With message queues, we can implement mutual exclusion via send/recv operations. For example, process A can write to the data in shared memory and then send a "ready" message into the queue. Process B can receive the msg, read the data, and send an "ok" message back.
Semaphores are an OS support synchronization construct and a binary semaphore can have two states, 0 or 1. When a semaphore has a value of 0, the process will be blocked. If the semaphore has a value of 1, the process will decrement the value (to 0) and will proceed.
Let's consider two multithreaded processes in which the threads need to communicate via shared memory.
First, consider how many segments the processes will need to communicate.
Will you use one large segment? If so, you will have to implement some kind of management of the shared memory. You will need some manager that will be responsible for allocating and freeing memory in this region.
Alternatively, you can have multiple segments, one for each pairwise communication. If you choose this strategy, it is probably a smart idea to pre-allocate a pool of segments ahead of time, so you don't need to incur the cost of creating a segment in the middle of execution. With this strategy, you will also need to manage how these segments are picked up for use by the pairs. A queue of segment ids is probably sufficient.
Second, you will need to think about how large your segments should be.

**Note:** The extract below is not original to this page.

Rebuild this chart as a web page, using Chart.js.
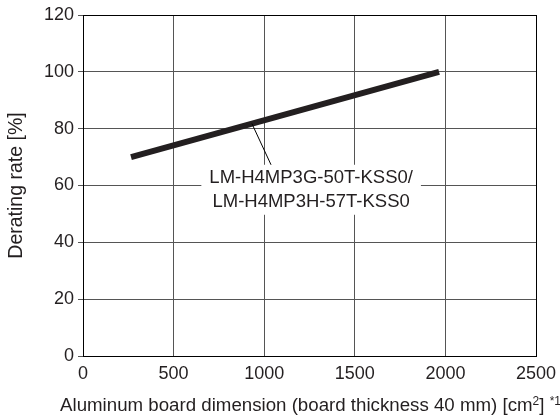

If the size of the data is known up front (and is static), you can just make all your segments that size. Typically an operating system will have a limit on the maximum segment size, so this strategy only works in very restricted cases.
If you want to support arbitrary messages sizes that are potentially much larger than the segment size, one option is to transfer the data in rounds. The sending process sends the message in chunks, and the receiving process reads in those chunks and saves them somewhere until the entire message is received. In this case, the programmer will need to include some protocol to track the progress of the data movement through the shared memory region.